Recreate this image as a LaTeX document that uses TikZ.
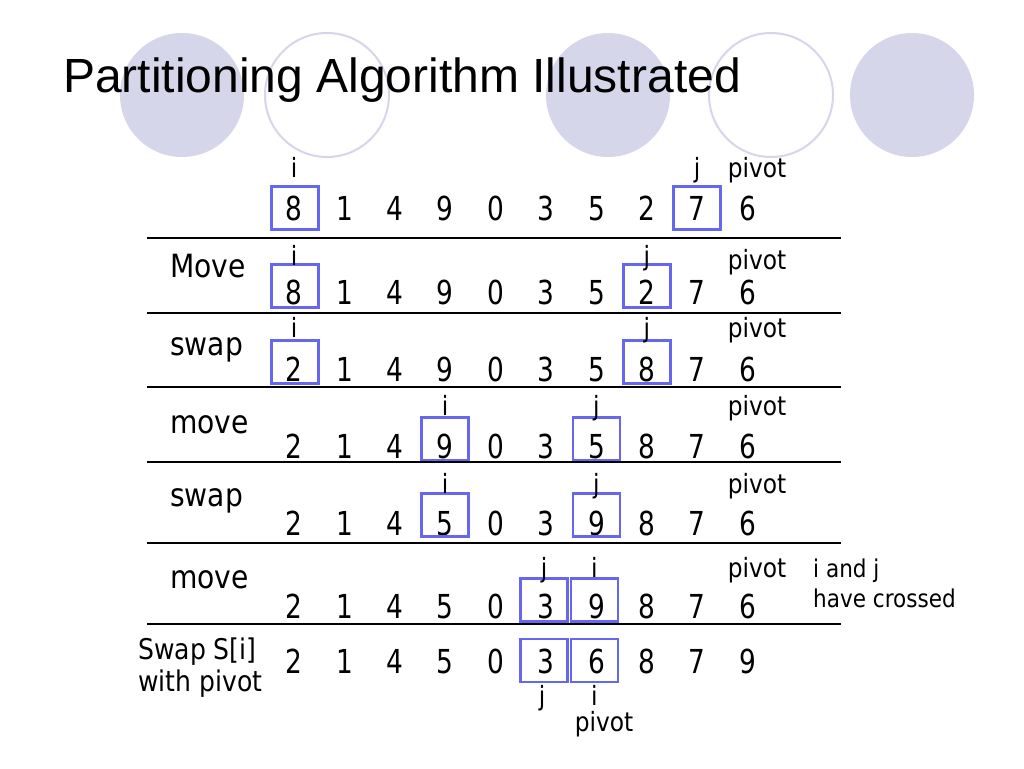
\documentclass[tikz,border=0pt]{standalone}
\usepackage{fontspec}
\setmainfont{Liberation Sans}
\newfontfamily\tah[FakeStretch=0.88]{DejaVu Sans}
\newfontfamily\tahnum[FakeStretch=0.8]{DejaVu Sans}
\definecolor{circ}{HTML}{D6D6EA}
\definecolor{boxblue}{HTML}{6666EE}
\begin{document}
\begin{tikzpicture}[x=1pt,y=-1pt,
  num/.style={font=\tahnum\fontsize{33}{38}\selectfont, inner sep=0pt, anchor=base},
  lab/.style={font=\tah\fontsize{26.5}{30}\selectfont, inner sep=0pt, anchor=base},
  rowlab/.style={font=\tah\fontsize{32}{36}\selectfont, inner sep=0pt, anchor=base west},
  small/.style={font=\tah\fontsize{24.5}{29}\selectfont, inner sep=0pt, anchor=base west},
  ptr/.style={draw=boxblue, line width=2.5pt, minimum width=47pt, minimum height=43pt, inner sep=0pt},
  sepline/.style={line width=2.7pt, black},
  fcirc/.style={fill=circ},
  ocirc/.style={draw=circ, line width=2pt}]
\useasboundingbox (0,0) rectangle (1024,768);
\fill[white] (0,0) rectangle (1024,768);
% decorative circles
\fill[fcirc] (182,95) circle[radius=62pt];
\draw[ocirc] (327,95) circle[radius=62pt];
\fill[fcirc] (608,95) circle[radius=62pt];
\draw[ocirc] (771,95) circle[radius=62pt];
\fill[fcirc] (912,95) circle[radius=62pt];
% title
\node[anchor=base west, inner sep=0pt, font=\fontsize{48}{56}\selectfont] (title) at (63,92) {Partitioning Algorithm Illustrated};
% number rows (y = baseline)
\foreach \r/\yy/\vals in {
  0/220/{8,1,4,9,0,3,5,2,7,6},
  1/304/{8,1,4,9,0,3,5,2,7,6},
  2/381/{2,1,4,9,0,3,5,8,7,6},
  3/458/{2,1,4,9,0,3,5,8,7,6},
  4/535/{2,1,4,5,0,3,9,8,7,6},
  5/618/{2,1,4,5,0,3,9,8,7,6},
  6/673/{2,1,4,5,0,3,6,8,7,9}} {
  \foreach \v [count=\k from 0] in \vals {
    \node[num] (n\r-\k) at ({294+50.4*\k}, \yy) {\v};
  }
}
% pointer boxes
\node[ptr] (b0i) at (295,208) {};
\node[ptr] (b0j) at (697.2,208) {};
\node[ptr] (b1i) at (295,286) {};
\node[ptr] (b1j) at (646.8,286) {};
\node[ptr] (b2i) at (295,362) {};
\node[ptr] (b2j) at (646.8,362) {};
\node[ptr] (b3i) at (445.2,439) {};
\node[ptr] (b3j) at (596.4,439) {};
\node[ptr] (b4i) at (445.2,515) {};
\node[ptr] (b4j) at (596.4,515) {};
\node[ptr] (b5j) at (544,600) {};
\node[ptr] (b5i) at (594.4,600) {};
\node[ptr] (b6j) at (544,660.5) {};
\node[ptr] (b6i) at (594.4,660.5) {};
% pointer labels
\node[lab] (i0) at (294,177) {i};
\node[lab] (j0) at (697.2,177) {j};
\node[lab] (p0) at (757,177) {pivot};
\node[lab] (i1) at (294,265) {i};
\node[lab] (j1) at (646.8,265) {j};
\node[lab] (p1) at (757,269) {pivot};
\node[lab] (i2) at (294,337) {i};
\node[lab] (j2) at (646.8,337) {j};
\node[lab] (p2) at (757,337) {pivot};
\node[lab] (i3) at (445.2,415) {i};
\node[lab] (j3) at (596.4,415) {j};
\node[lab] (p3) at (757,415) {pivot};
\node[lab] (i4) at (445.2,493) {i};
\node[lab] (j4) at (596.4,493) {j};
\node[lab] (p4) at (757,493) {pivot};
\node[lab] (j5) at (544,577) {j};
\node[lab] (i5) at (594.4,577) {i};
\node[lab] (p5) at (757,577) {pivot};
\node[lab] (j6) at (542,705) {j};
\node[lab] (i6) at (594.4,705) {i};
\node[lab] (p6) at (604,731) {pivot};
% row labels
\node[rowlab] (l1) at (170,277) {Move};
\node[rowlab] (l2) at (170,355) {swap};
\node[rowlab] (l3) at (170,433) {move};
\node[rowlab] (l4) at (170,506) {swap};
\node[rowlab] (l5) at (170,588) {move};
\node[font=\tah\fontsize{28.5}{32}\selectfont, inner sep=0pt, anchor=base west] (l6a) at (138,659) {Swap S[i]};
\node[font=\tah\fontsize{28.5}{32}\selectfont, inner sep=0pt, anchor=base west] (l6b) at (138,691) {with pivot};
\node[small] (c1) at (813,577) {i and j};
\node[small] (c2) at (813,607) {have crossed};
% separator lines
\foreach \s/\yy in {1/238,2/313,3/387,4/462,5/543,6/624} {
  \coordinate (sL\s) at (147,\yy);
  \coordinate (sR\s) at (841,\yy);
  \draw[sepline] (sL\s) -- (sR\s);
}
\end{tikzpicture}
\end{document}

********************

Task description
Return the listing above word for word, with the pictures removed.

Correct result
Recreate this image as a LaTeX document that uses TikZ.
\documentclass[tikz,border=0pt]{standalone}
\usepackage{fontspec}
\setmainfont{Liberation Sans}
\newfontfamily\tah[FakeStretch=0.88]{DejaVu Sans}
\newfontfamily\tahnum[FakeStretch=0.8]{DejaVu Sans}
\definecolor{circ}{HTML}{D6D6EA}
\definecolor{boxblue}{HTML}{6666EE}
\begin{document}
\begin{tikzpicture}[x=1pt,y=-1pt,
  num/.style={font=\tahnum\fontsize{33}{38}\selectfont, inner sep=0pt, anchor=base},
  lab/.style={font=\tah\fontsize{26.5}{30}\selectfont, inner sep=0pt, anchor=base},
  rowlab/.style={font=\tah\fontsize{32}{36}\selectfont, inner sep=0pt, anchor=base west},
  small/.style={font=\tah\fontsize{24.5}{29}\selectfont, inner sep=0pt, anchor=base west},
  ptr/.style={draw=boxblue, line width=2.5pt, minimum width=47pt, minimum height=43pt, inner sep=0pt},
  sepline/.style={line width=2.7pt, black},
  fcirc/.style={fill=circ},
  ocirc/.style={draw=circ, line width=2pt}]
\useasboundingbox (0,0) rectangle (1024,768);
\fill[white] (0,0) rectangle (1024,768);
% decorative circles
\fill[fcirc] (182,95) circle[radius=62pt];
\draw[ocirc] (327,95) circle[radius=62pt];
\fill[fcirc] (608,95) circle[radius=62pt];
\draw[ocirc] (771,95) circle[radius=62pt];
\fill[fcirc] (912,95) circle[radius=62pt];
% title
\node[anchor=base west, inner sep=0pt, font=\fontsize{48}{56}\selectfont] (title) at (63,92) {Partitioning Algorithm Illustrated};
% number rows (y = baseline)
\foreach \r/\yy/\vals in {
  0/220/{8,1,4,9,0,3,5,2,7,6},
  1/304/{8,1,4,9,0,3,5,2,7,6},
  2/381/{2,1,4,9,0,3,5,8,7,6},
  3/458/{2,1,4,9,0,3,5,8,7,6},
  4/535/{2,1,4,5,0,3,9,8,7,6},
  5/618/{2,1,4,5,0,3,9,8,7,6},
  6/673/{2,1,4,5,0,3,6,8,7,9}} {
  \foreach \v [count=\k from 0] in \vals {
    \node[num] (n\r-\k) at ({294+50.4*\k}, \yy) {\v};
  }
}
% pointer boxes
\node[ptr] (b0i) at (295,208) {};
\node[ptr] (b0j) at (697.2,208) {};
\node[ptr] (b1i) at (295,286) {};
\node[ptr] (b1j) at (646.8,286) {};
\node[ptr] (b2i) at (295,362) {};
\node[ptr] (b2j) at (646.8,362) {};
\node[ptr] (b3i) at (445.2,439) {};
\node[ptr] (b3j) at (596.4,439) {};
\node[ptr] (b4i) at (445.2,515) {};
\node[ptr] (b4j) at (596.4,515) {};
\node[ptr] (b5j) at (544,600) {};
\node[ptr] (b5i) at (594.4,600) {};
\node[ptr] (b6j) at (544,660.5) {};
\node[ptr] (b6i) at (594.4,660.5) {};
% pointer labels
\node[lab] (i0) at (294,177) {i};
\node[lab] (j0) at (697.2,177) {j};
\node[lab] (p0) at (757,177) {pivot};
\node[lab] (i1) at (294,265) {i};
\node[lab] (j1) at (646.8,265) {j};
\node[lab] (p1) at (757,269) {pivot};
\node[lab] (i2) at (294,337) {i};
\node[lab] (j2) at (646.8,337) {j};
\node[lab] (p2) at (757,337) {pivot};
\node[lab] (i3) at (445.2,415) {i};
\node[lab] (j3) at (596.4,415) {j};
\node[lab] (p3) at (757,415) {pivot};
\node[lab] (i4) at (445.2,493) {i};
\node[lab] (j4) at (596.4,493) {j};
\node[lab] (p4) at (757,493) {pivot};
\node[lab] (j5) at (544,577) {j};
\node[lab] (i5) at (594.4,577) {i};
\node[lab] (p5) at (757,577) {pivot};
\node[lab] (j6) at (542,705) {j};
\node[lab] (i6) at (594.4,705) {i};
\node[lab] (p6) at (604,731) {pivot};
% row labels
\node[rowlab] (l1) at (170,277) {Move};
\node[rowlab] (l2) at (170,355) {swap};
\node[rowlab] (l3) at (170,433) {move};
\node[rowlab] (l4) at (170,506) {swap};
\node[rowlab] (l5) at (170,588) {move};
\node[font=\tah\fontsize{28.5}{32}\selectfont, inner sep=0pt, anchor=base west] (l6a) at (138,659) {Swap S[i]};
\node[font=\tah\fontsize{28.5}{32}\selectfont, inner sep=0pt, anchor=base west] (l6b) at (138,691) {with pivot};
\node[small] (c1) at (813,577) {i and j};
\node[small] (c2) at (813,607) {have crossed};
% separator lines
\foreach \s/\yy in {1/238,2/313,3/387,4/462,5/543,6/624} {
  \coordinate (sL\s) at (147,\yy);
  \coordinate (sR\s) at (841,\yy);
  \draw[sepline] (sL\s) -- (sR\s);
}
\end{tikzpicture}
\end{document}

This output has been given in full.